Nonlinear sound propagation in the atmosphere is usually modeled using an augmented Burgers equation accounting for a weak nonlinearity and atmospheric absorption. Because the absorption includes the molecular vibrational relaxation, such a Burgers equation is more complex than the regular Burgers equation that only accounts for the thermoviscous dissipation in the absorption. Although an exact solution of the regular Burgers equation has long been derived using the Cole-
Hopf transform, an exact solution of the augmented Burgers equation has not been derived previously. Thus, this paper presents an exact solution of the augmented Burgers equation.

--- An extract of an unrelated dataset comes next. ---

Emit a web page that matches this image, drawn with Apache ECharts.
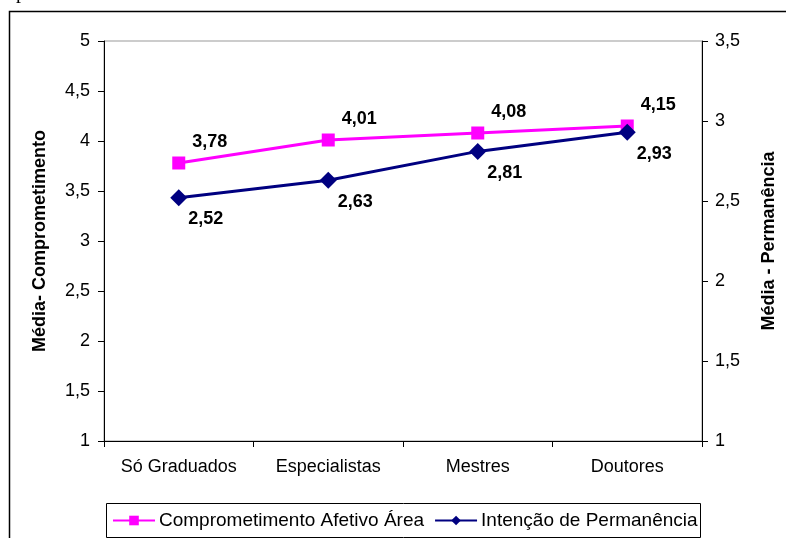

This novel solution is shown to be equivalent to the solution using the Cole-Hopf transform when the absorption only involves thermoviscous dissipation. It can also be reduced to the known solution of an N-wave when the absorption is ignored. The augmented Burgers equation is an approximation valid for weak nonlinearity. However, this assumption may not be accurate for acoustic signals propagating from the lower atmosphere and which are subsequently refracted downward from the upper atmosphere (e.g., stratosphere and
thermosphere) due to the decreasing air density with increasing altitude [Lonzaga, et al., Geophysical Journal International, 200(3), pp.1347-1361]. Consequently, the current paper also discusses the effects of a strong nonlinearity that lead to an amplitude-dependent increase in signal propagation speed. For an impulsive signal such as a sonic boom, these effects cause a dispersion of the signal similar to the observed dispersion of acoustic signals from supersonic Concorde as well
as from large explosions.